Documenting Data – Guide to Research Data Management

Documenting your data is simply providing sufficient descriptive information about your data so that it can be used properly by you, your colleagues, and other researchers in the future. Well documented data is identifiable, understandable, and usable in the future. You should document your data at each stage of the research process, rather than attempting to recreate information at a later stage.

How to Document Data?

The term metadata is used to refer to your documentation since you are providing data about data. Researchers can choose among various metadata standards, often tailored to a particular file format or discipline. One such standard is DDI , designed to document numeric data files. Additional standards are listed on the left of this page.

Following are some general guidelines for aspects of your project and data that you should document, regardless of your discipline. At minimum, store this documentation in a readme.txt file or the equivalent, together with the data.

Title	Name of the dataset or research project that produced it
Creator	Names and addresses of the organization or people who created the data
Identifier	Number used to identify the data, even if it is just an internal project reference number
Subject	Keywords or phrases describing the subject or content of the data
Funders	Organizations or agencies who funded the research
Rights	Any known intellectual property rights held for the data
Access information	Where and how your data can be accessed by other researchers
Language	Language(s) of the intellectual content of the resource, when applicable
Dates	Key dates associated with the data, including: project start and end date; release date; time period covered by the data; and other dates associated with the data lifespan, e.g., maintenance cycle, update schedule
Location	Where the data relates to a physical location, record information about its spatial coverage
Methodology	How the data was generated, including equipment or software used, experimental protocol, other things one might include in a lab notebook
Data processing	Along the way, record any information on how the data has been altered or processed
Sources	Citations to material for data derived from other sources, including details of where the source data is held and how it was accessed
List of file names	List of all data files associated with the project, with their names and file extensions (e.g. ‘NWPalaceTR.WRL’, ‘stone.mov’)
File Formats	Format(s) of the data, e.g.

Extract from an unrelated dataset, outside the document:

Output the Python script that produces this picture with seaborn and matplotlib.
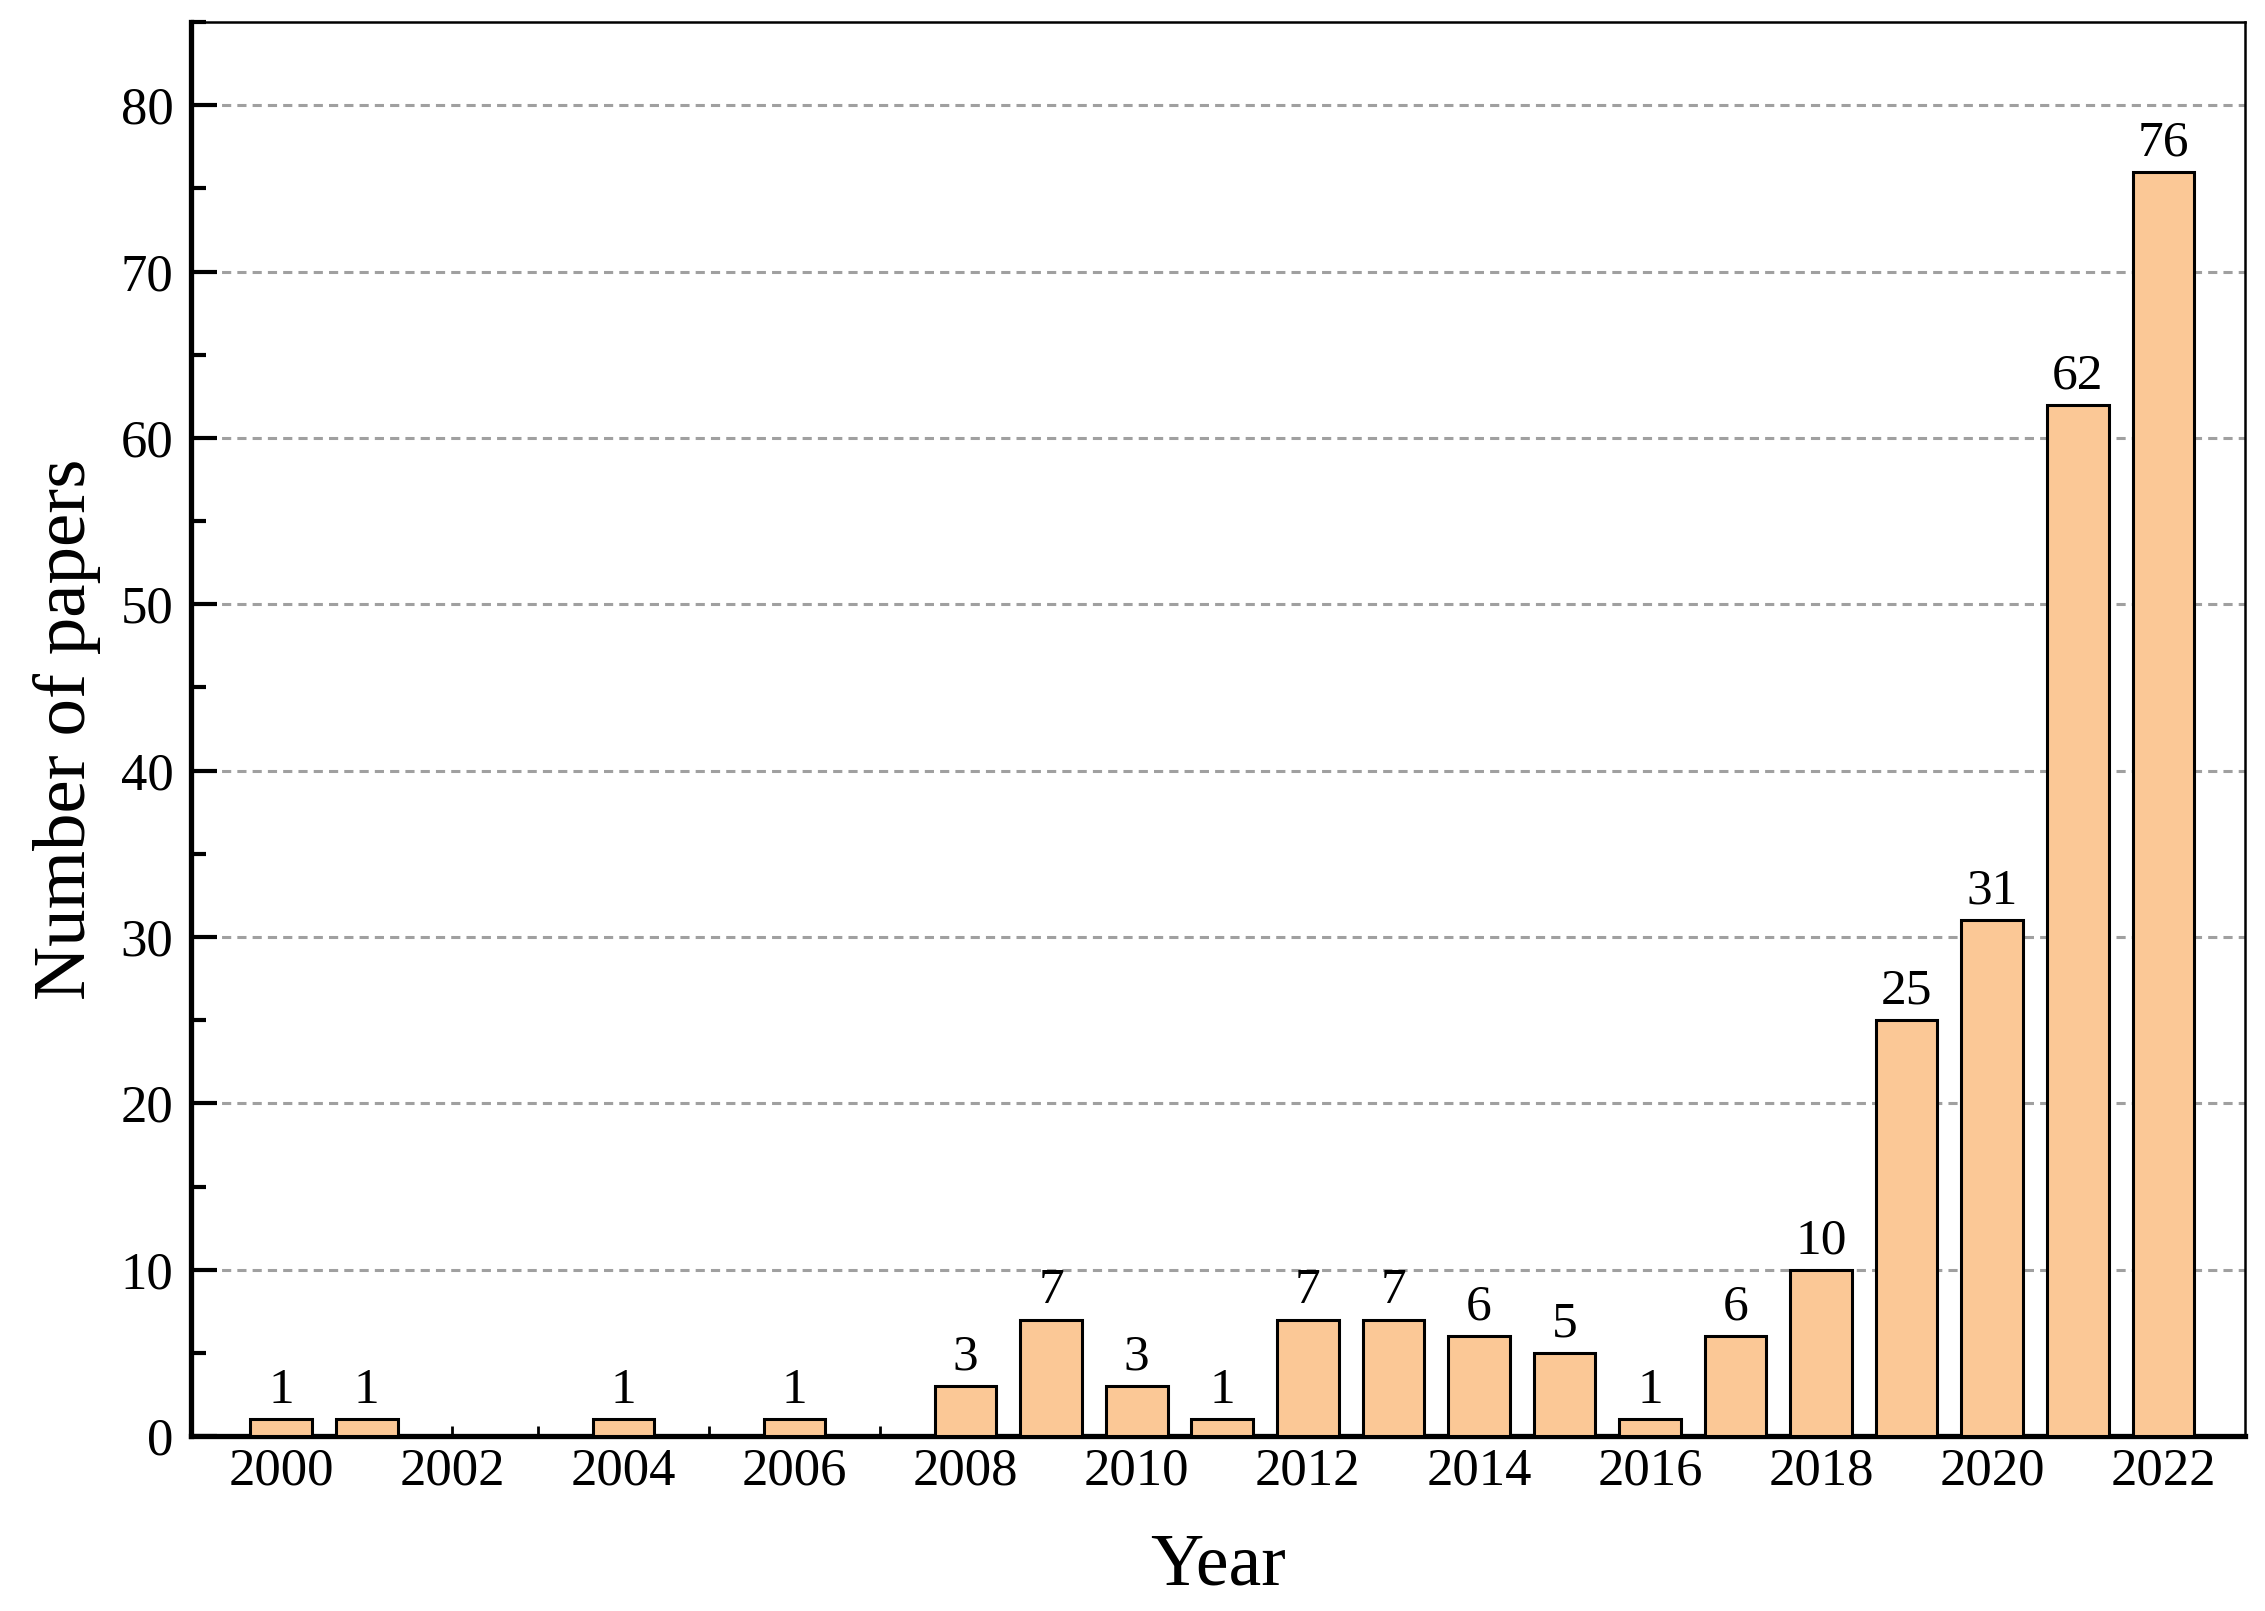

FITS, SPSS, HTML, JPEG, and any software required to read the data
File structure	Organization of the data file(s) and the layout of the variables, when applicable
Variable list	List of variables in the data files, when applicable
Code lists	Explanation of codes or abbreviations used in either the file names or the variables in the data files (e.g. ‘999 indicates a missing value in the data’)
Versions	Date/time stamp for each file, and use a separate ID for each version
Checksums	To test if your file has changed over time

Metadata Standards and Schemas

Selecting a standard or schema does not obligate you to use it to its fullest extent. You can use as much (or as little) as you need.

General Purpose Schemas

Dublin Core – This is a general schema which can be adapted for specific disciplines (e.g., Dryad for bio-sciences uses Dublin Core.)
FGDC – The Federal Geographic Data Committee schema is used for geospatial data. It is officially the content standard for Digital Geospatial Metadata (CSDGM), but is more commonly referred to as FGDC. Numerous editor tools are available.
MODS – (Metadata Object Description Schema): “a schema for a bibliographic element set that may be used for a variety of purposes”.

Humanities Schemas

TEI – The Text Encoding Initiative is a consortium which collectively develops and maintains a standard for the representation of texts in digital form. Its chief deliverable is a set of Guidelines which specify encoding methods for machine-readable texts, chiefly in the humanities, social sciences and linguistics.
VRA Core – The VRA Core is a data standard for the description of works of visual culture as well as the images that document them.

Science Schemas

Darwin Core – This schema is an adaptations of Dublin Core and is used primarly to define natural history specimen collections and species observation databases.
DIF – The Directory Interchange Format schema is used to define earth science data.
EML – The Ecological Metadata Language schema is used to define ecological data. Morpho Data Management software is recommended to create metadata, edit metadata, and manage data collections using EML, and is available for download.
ITIS – The Integrated Taxonomic Information System is a standard used to define date relating to the taxonomies of plants, animals, fungi, and microbes.

Social Science Schemas

DDI – The Data Documentation Initiative is an international standard for describing the data produced by surveys and other observational methods in the social, behavioral, economic, and health sciences.
OLAC – The Open Language Archives Community schema was developed by the Open Language Archives Community for the Open Archives initiative. It is based on Dublin Core.

Ensuring Future Usability

An equally important part of documentation is providing the information necessary to fully understand and interpret the data. At a minimum this should include:

a file manifest
a short text describing the dataset including any information that is not adequately represented in the structured metadata
codebooks
variable descriptions
documentation of experimental methods
provision of software code used in analysis
discussion of the file structure and relationships.

Remember, it is easier to collect this as the data is created rather than after the fact.

Most data repositories and archives allow the submission of supporting documentation. And even if you have no plans to publish or distribute your data, keeping good records of the data as it evolves will pay dividends by helping you and your research team work easily with the data over time.